Er lässt sich zum TSV Großbardorf ausleihen und studiert in Erfurt. Dass die "Grabfeld Gallier" ihr einziges Regionalliga-Jahr weniger professionell angehen, erfährt Jabiri prompt auf der ersten Auswärtsfahrt, auf liebenswerte Weise: "Mit dem Bus nach Pfullendorf. Da saß die Mannschaft vorne, hinten waren die Fans – und auch die Main-Post. Wie ein Ausflug. Aber was sollte ich mich nach einem Jahr Profifußball wichtiger nehmen als ich bin?"
Dementsprechend schlingert seine Laufbahn. Immerhin: Jabiri hat ein Händchen für Aufstiege. Mit der TSG Hoffenheim II geht's von der Oberliga in die Regionalliga, für ihn sogar bis in die Bundesliga, in die "Hoffes" Erste gerade aufgestiegen ist. 26 Minuten dauert sein einziger Erstliga-Einsatz. Gegen Schalke 04. Am 30. Januar 2010. Mit 25. Eingewechselt für Andreas Ibertsberger. Als letzte Hoffnung bei einem 0:2-Rückstand. "Nur, weil Afrika Cup war und unsere Stürmer nicht da waren. Gerissen hab' ich nichts. Es waren mit Sicherheit nicht die wichtigsten Minuten der Laufbahn." Nicht mal in der Woche: In der schließt Jabiri sein Studium ab.

Es folgen Engagements in Heidenheim und Worms zwischen 2011 und 2014, geprägt von Verletzungen. "Ich war nie im Rhythmus." Teils, weil Jabiri immer wieder zu früh einsteigt ("Vernünftig war ich leider nie"), teils wegen Pechs: Auf das erste Tor für Heidenheim in der Dritten Liga folgt ein Mittelfußbruch. Und der Wechsel nach Worms – wo ihm Schien- und Wadenbein brechen.

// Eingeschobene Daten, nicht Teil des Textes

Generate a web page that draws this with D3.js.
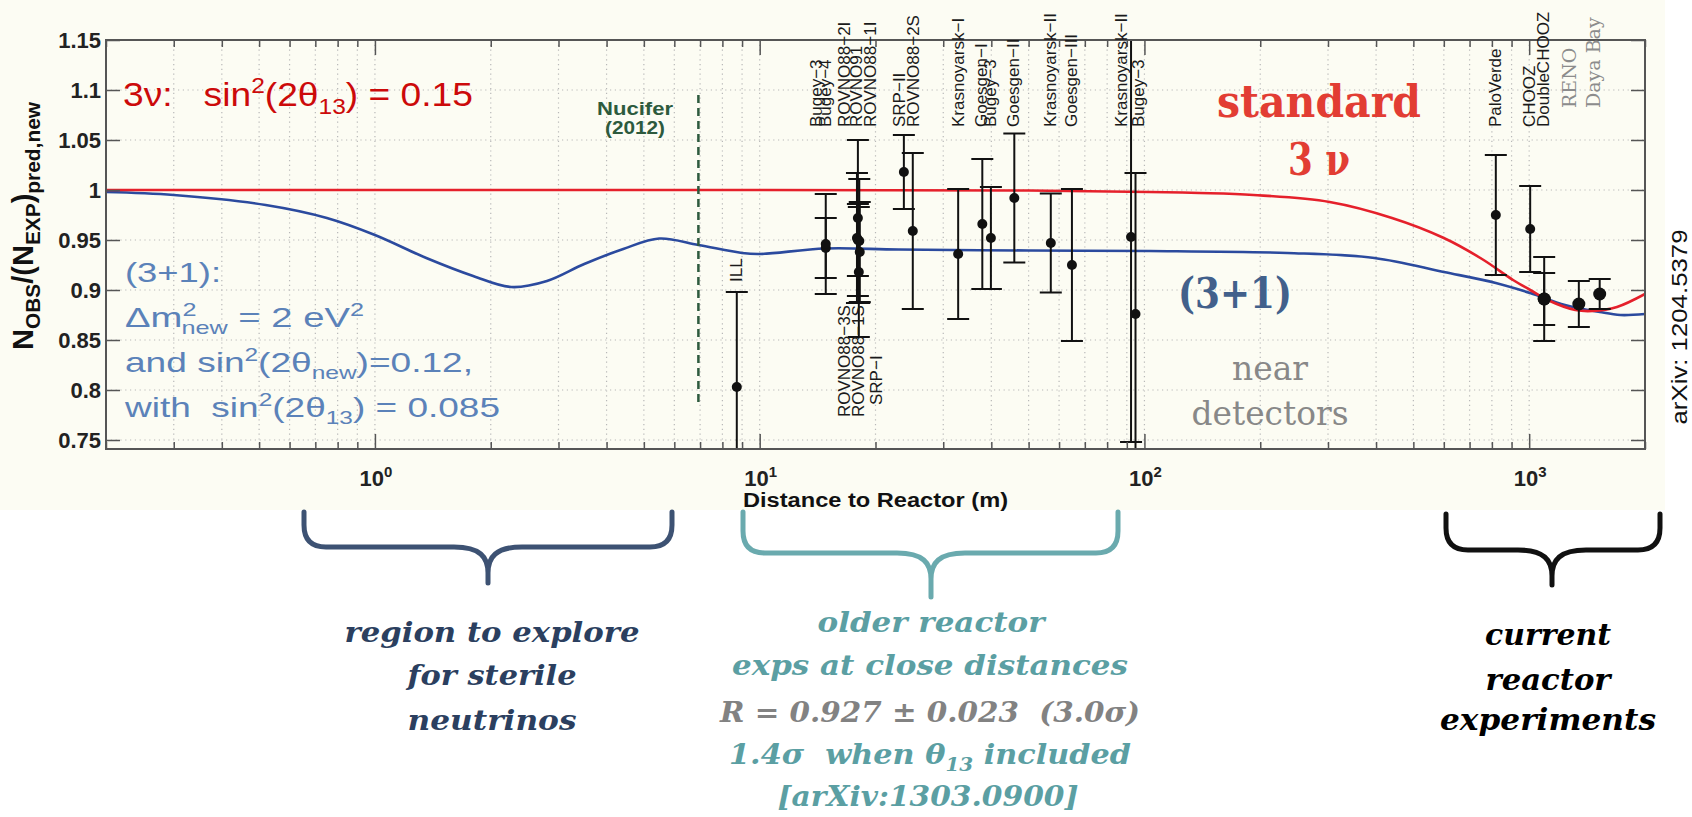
<!DOCTYPE html>
<html>
<head>
<meta charset="utf-8">
<title>Reactor neutrino ratio vs distance</title>
<script src="https://cdn.jsdelivr.net/npm/d3@7"></script>
<style>
  body { margin: 0; background: #fff; }
  svg text { white-space: pre; }
  .tick line { stroke: #555; stroke-width: 1.5px; }
  .domain { display: none; }
</style>
</head>
<body>
<svg id="chart" width="1692" height="817"></svg>
<script>
// ---- data ----
const majorTicks = [1, 10, 100, 1000];
const yTicks = [0.75, 0.8, 0.85, 0.9, 0.95, 1, 1.05, 1.1, 1.15];

const expNames = ["ILL", "Bugey-4", "Bugey-3 15m", "ROVNO88-1I", "ROVNO91", "ROVNO88-2I", "ROVNO88-1S", "ROVNO88-3S", "SRP-I",
  "SRP-II", "ROVNO88-2S", "Krasnoyarsk-I", "Goesgen-I", "Bugey-3 40m", "Goesgen-II", "Krasnoyarsk-III", "Goesgen-III",
  "Krasnoyarsk-II", "Bugey-3 95m", "PaloVerde", "CHOOZ", "DoubleCHOOZ", "DoubleCHOOZ ND", "RENO", "Daya Bay"];
const expDist  = [8.72, 14.85, 14.85, 18.0, 18.0, 17.9, 18.15, 18.2, 18.1, 23.7, 25.0, 32.8, 37.9, 39.9, 45.9, 57.1, 64.8,
  92.3, 94.8, 819, 1006, 1094, 1094, 1346, 1525];
const expRatio = [0.803, 0.942, 0.946, 0.972, 0.950, 0.952, 0.949, 0.938, 0.918, 1.018, 0.959, 0.936, 0.966, 0.952, 0.992,
  0.947, 0.925, 0.953, 0.876, 0.975, 0.961, 0.891, 0.891, 0.886, 0.896];
const expErr   = [0.095, 0.030, 0.050, 0.078, 0.036, 0.065, 0.062, 0.050, 0.065, 0.037, 0.078, 0.065, 0.065, 0.051, 0.0645,
  0.0495, 0.076, 0.205, 0.141, 0.060, 0.043, 0.042, 0.026, 0.023, 0.015];

const topLabelText = ["Bugey−3", "Bugey−4", "ROVNO88−2I", "ROVNO91", "ROVNO88−1I", "SRP−II", "ROVNO88−2S", "Krasnoyarsk−I",
  "Goesgen−I", "Bugey−3", "Goesgen−II", "Krasnoyarsk−II", "Goesgen−III", "Krasnoyarsk−II", "Bugey−3",
  "PaloVerde", "CHOOZ", "DoubleCHOOZ"];
const topLabelDist = [14.1, 14.9, 16.7, 17.9, 19.5, 23.2, 25.2, 32.9, 37.9, 40.0, 45.9, 57.0, 65.0, 87.6, 96.9, 819, 1006, 1094];
const grayLabelText = ["RENO", "Daya Bay"];
const grayLabelDist = [1279, 1476];
const bottomLabelText = ["ILL", "ROVNO88−3S", "ROVNO88−1S", "SRP−I"];
const bottomLabelDist = [8.72, 16.7, 18.1, 20.2];

// 3 nu curve, sin^2(2 theta13) = 0.15
const curve3nuDist  = [0.2, 10, 50, 103, 139, 192, 303, 440, 600, 754, 908, 1006, 1117, 1318, 1463, 1691, 2000];
const curve3nuRatio = [1.0, 1.0, 0.9995, 0.998, 0.997, 0.995, 0.988, 0.972, 0.952, 0.931, 0.910, 0.900, 0.890, 0.880, 0.879, 0.883, 0.896];
// 3+1 curve
const curve31Dist  = [0.2, 0.3, 0.52, 0.75, 1.0, 1.36, 1.8, 2.26, 2.8, 3.5, 4.42, 5.48, 6.93, 9.0, 10.0, 14.8, 23, 50, 103,
  235, 396, 600, 819, 1006, 1239, 1525, 1726, 2000];
const curve31Ratio = [0.998, 0.995, 0.985, 0.972, 0.955, 0.932, 0.914, 0.903, 0.909, 0.926, 0.941, 0.9515, 0.945, 0.937, 0.936,
  0.9415, 0.9405, 0.9395, 0.939, 0.937, 0.932, 0.918, 0.907, 0.897, 0.885, 0.878, 0.875, 0.876];

const nuciferDist = 6.93;
const nuciferSpan = [0.783, 1.095];

// ---- layout ----
const SANS = "'Liberation Sans', Arial, Helvetica, sans-serif";
const NARROW = "'Liberation Sans Narrow', 'Arial Narrow', 'Liberation Sans', sans-serif";
const SLAB = "'DejaVu Serif', 'Liberation Serif', serif";
const plot = { left: 106, right: 1645, top: 40, bottom: 449 };

const svg = d3.select("#chart");
const x = d3.scaleLog().domain([0.2, 2000]).range([plot.left, plot.right]);
const y = d3.scaleLinear().domain([0.741, 1.15]).range([plot.bottom, plot.top]);

svg.append("rect").attr("x", 0).attr("y", 0).attr("width", 1665).attr("height", 510).attr("fill", "#fcfcf3");

svg.append("clipPath").attr("id", "clip").append("rect")
  .attr("x", plot.left).attr("y", plot.top)
  .attr("width", plot.right - plot.left).attr("height", plot.bottom - plot.top);

// grid
const grid = svg.append("g").attr("stroke", "#b8b8b8").attr("stroke-width", 1.2).attr("stroke-dasharray", "1.2,3.6");
grid.selectAll(".gx").data(x.ticks()).join("line")
  .attr("x1", d => x(d)).attr("x2", d => x(d)).attr("y1", plot.top).attr("y2", plot.bottom);
grid.selectAll(".gy").data(yTicks).join("line")
  .attr("x1", plot.left).attr("x2", plot.right).attr("y1", d => y(d)).attr("y2", d => y(d));

// rich text helper: parts = [text, kind(0 normal, 1 sup, -1 sub), dx]
function rich(sel, parts, fs, ratio) {
  let shift = 0;
  parts.forEach(([t, k, dx]) => {
    const off = k === 1 ? -0.4 * fs : k === -1 ? 0.25 * fs : 0;
    const ts = sel.append("tspan").attr("dy", off - shift).text(t);
    ts.style("font-size", (k ? fs * ratio : fs) + "px");
    if (dx) ts.attr("dx", dx);
    shift = off;
  });
  return sel;
}
function note(px, py, parts, o) {
  const t = svg.append("text").attr("x", px).attr("y", py)
    .attr("text-anchor", o.anchor || "start")
    .attr("transform", o.rotate ? `rotate(-90,${px},${py})` : null)
    .style("font-size", o.size + "px")
    .style("font-family", o.font || SANS).style("font-weight", o.weight || "normal")
    .style("font-style", o.style || "normal").style("fill", o.color || "#000");
  rich(t, typeof parts === "string" ? [[parts, 0]] : parts, o.size, o.ratio || 0.66);
  if (o.len) t.attr("textLength", o.len).attr("lengthAdjust", "spacingAndGlyphs");
  return t;
}

// curves
const plotArea = svg.append("g").attr("clip-path", "url(#clip)");
const line = d3.line().x(d => x(d[0])).y(d => y(d[1])).curve(d3.curveCatmullRom.alpha(0.5));
plotArea.append("path").datum(d3.zip(curve31Dist, curve31Ratio)).attr("d", line)
  .attr("fill", "none").attr("stroke", "#2b4a9e").attr("stroke-width", 2.6);
plotArea.append("path").datum(d3.zip(curve3nuDist, curve3nuRatio)).attr("d", line)
  .attr("fill", "none").attr("stroke", "#e5202b").attr("stroke-width", 2.6);

// Nucifer
plotArea.append("line").attr("x1", x(nuciferDist)).attr("x2", x(nuciferDist))
  .attr("y1", y(nuciferSpan[1])).attr("y2", y(nuciferSpan[0]))
  .attr("stroke", "#2d5a3d").attr("stroke-width", 2.5).attr("stroke-dasharray", "8,5");
note(635, 115, "Nucifer", { size: 18, weight: "bold", color: "#2d5a3d", anchor: "middle", len: 76 });
note(635, 134, "(2012)", { size: 18, weight: "bold", color: "#2d5a3d", anchor: "middle", len: 60 });

// error bars
const exps = expNames.map((n, i) => ({ n, d: expDist[i], r: expRatio[i], e: expErr[i] }));
const bars = plotArea.append("g").attr("stroke", "#111").attr("stroke-width", 2);
exps.forEach(p => {
  const cx = x(p.d), y1 = y(p.r + p.e), y2 = y(p.r - p.e);
  bars.append("line").attr("x1", cx).attr("x2", cx).attr("y1", y1).attr("y2", y2);
  bars.append("line").attr("x1", cx - 11).attr("x2", cx + 11).attr("y1", y1).attr("y2", y1);
  bars.append("line").attr("x1", cx - 11).attr("x2", cx + 11).attr("y1", y2).attr("y2", y2);
});
plotArea.append("g").selectAll("circle").data(exps).join("circle")
  .attr("cx", d => x(d.d)).attr("cy", d => y(d.r)).attr("r", d => d.d > 1050 ? 6.5 : 5).attr("fill", "#111");

// frame and axes
svg.append("rect").attr("x", plot.left).attr("y", plot.top)
  .attr("width", plot.right - plot.left).attr("height", plot.bottom - plot.top)
  .attr("fill", "none").attr("stroke", "#555").attr("stroke-width", 2);
const minorTicks = x.ticks().filter(v => !majorTicks.includes(v));
const gB = svg.append("g").attr("transform", `translate(0,${plot.bottom})`);
gB.append("g").call(d3.axisBottom(x).tickValues(majorTicks).tickSize(-15).tickFormat(""));
gB.append("g").call(d3.axisBottom(x).tickValues(minorTicks).tickSize(-7).tickFormat(""));
const gT = svg.append("g").attr("transform", `translate(0,${plot.top})`);
gT.append("g").call(d3.axisTop(x).tickValues(majorTicks).tickSize(-15).tickFormat(""));
gT.append("g").call(d3.axisTop(x).tickValues(minorTicks).tickSize(-7).tickFormat(""));
const gL = svg.append("g").attr("transform", `translate(${plot.left},0)`)
  .call(d3.axisLeft(y).tickValues(yTicks).tickSize(-14).tickPadding(5).tickFormat(d3.format("")));
gL.selectAll("text").style("font-family", SANS).style("font-weight", "bold").style("font-size", "22px").style("fill", "#222");
svg.append("g").attr("transform", `translate(${plot.right},0)`)
  .call(d3.axisRight(y).tickValues(yTicks).tickSize(-14).tickFormat(""));

majorTicks.forEach((v, i) =>
  note(x(v) + 1, 486, [["10", 0], [String(i), 1]], { size: 22, weight: "bold", color: "#222", anchor: "middle", ratio: 0.68 }));
note((plot.left + plot.right) / 2, 507, "Distance to Reactor (m)", { size: 20, weight: "bold", color: "#111", anchor: "middle", len: 265 });
note(33, 226, [["N", 0], ["OBS", -1], ["/(N", 0], ["EXP", -1], [")", 0], ["pred,new", -1]],
  { size: 29, weight: "bold", color: "#111", anchor: "middle", rotate: true, ratio: 0.72 });

// experiment labels
topLabelText.forEach((t, i) => note(x(topLabelDist[i]) + 5, 127, t, { size: 17, color: "#1a1a1a", rotate: true }));
grayLabelText.forEach((t, i) => note(x(grayLabelDist[i]) + 6, 108, t, { size: 19, color: "#8c8c8c", font: SLAB, rotate: true }));
const bottomLabelBase = [282, 417, 417, 405];
bottomLabelText.forEach((t, i) => note(x(bottomLabelDist[i]) + 5, bottomLabelBase[i], t, { size: 17, color: "#1a1a1a", rotate: true }));

// in-plot annotations
note(123, 106, [["3ν:   sin", 0], ["2", 1], ["(2θ", 0], ["13", -1], [") = 0.15", 0]],
  { size: 33, font: NARROW, color: "#cc0a0a", len: 350 });
const blue = { size: 28, font: NARROW, color: "#5b82b9" };
note(125, 282, "(3+1):", { ...blue, len: 96 });
note(125, 327, [["Δm", 0], ["2", 1], ["new", -1, -11], [" = 2 eV", 0], ["2", 1]], { ...blue, len: 239 });
note(125, 372, [["and sin", 0], ["2", 1], ["(2θ", 0], ["new", -1], [")=0.12,", 0]], { ...blue, len: 348 });
note(125, 417, [["with  sin", 0], ["2", 1], ["(2θ", 0], ["13", -1], [") = 0.085", 0]], { ...blue, len: 375 });

note(1319, 117, "standard", { size: 44, font: SLAB, weight: "bold", color: "#e23d33", anchor: "middle", len: 204 });
note(1319, 175, "3 ν", { size: 44, font: SLAB, weight: "bold", color: "#e23d33", anchor: "middle", len: 62 });
note(1235, 308, "(3+1)", { size: 42, font: SLAB, weight: "bold", color: "#42608b", anchor: "middle", len: 114 });
note(1270, 380, "near", { size: 34, font: SLAB, color: "#888", anchor: "middle", len: 76 });
note(1270, 425, "detectors", { size: 34, font: SLAB, color: "#888", anchor: "middle", len: 157 });
note(1687, 327, "arXiv: 1204.5379", { size: 22, color: "#111", anchor: "middle", rotate: true, len: 195 });

// braces
function brace(x1, x2, top, yH, tip, xc, color) {
  const r = 22, s = 34;
  const p = d3.path();
  p.moveTo(x1, top);
  p.lineTo(x1, yH - r);
  p.quadraticCurveTo(x1, yH, x1 + r, yH);
  p.lineTo(xc - s, yH);
  p.bezierCurveTo(xc - 8, yH, xc, yH + 10, xc, yH + 26);
  p.lineTo(xc, tip);
  p.moveTo(x2, top);
  p.lineTo(x2, yH - r);
  p.quadraticCurveTo(x2, yH, x2 - r, yH);
  p.lineTo(xc + s, yH);
  p.bezierCurveTo(xc + 8, yH, xc, yH + 10, xc, yH + 26);
  svg.append("path").attr("d", p.toString()).attr("fill", "none").attr("stroke", color)
    .attr("stroke-width", 5).attr("stroke-linecap", "round").attr("stroke-linejoin", "round");
}
brace(304, 672, 512, 547, 583, 488, "#3d5273");
brace(743, 1118, 512, 553, 597, 931, "#6aaaae");
brace(1446, 1660, 514, 550, 585, 1552, "#111");

const ita = { size: 28, font: SLAB, weight: "bold", style: "italic", anchor: "middle" };
note(492, 642, "region to explore", { ...ita, color: "#2b3f5f", len: 295 });
note(492, 685, "for sterile", { ...ita, color: "#2b3f5f", len: 169 });
note(492, 730, "neutrinos", { ...ita, color: "#2b3f5f", len: 169 });
const teal = "#5b9fa3";
note(931, 632, "older reactor", { ...ita, color: teal, len: 227 });
note(930, 675, "exps at close distances", { ...ita, color: teal, len: 396 });
note(930, 722, "R = 0.927 ± 0.023  (3.0σ)", { ...ita, color: "#828282", len: 420 });
note(930, 764, [["1.4σ  when θ", 0], ["13", -1], [" included", 0]], { ...ita, color: teal, len: 402 });
note(928, 806, "[arXiv:1303.0900]", { ...ita, color: teal, len: 301 });
note(1548, 645, "current", { ...ita, size: 30, color: "#000", len: 126 });
note(1548, 690, "reactor", { ...ita, size: 30, color: "#000", len: 125 });
note(1548, 730, "experiments", { ...ita, size: 30, color: "#000", len: 216 });
</script>
</body>
</html>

Jabiri glaubt an Bestimmung, an Schicksal. "Es liegt an einem selbst, ob man daraus Positives zieht. Als ich am Boden gelegen bin und mein Bein halb weggehangen ist, hab ich mir gesagt: 'Jetzt hörst du auf mit der Scheiße'. Aber in der Reha juckt es wieder." Am Ende reicht es in Worms noch zu zwölf Regionalliga-Toren: die Empfehlung für die Kickers und einen glänzenden Fußballer-Herbst.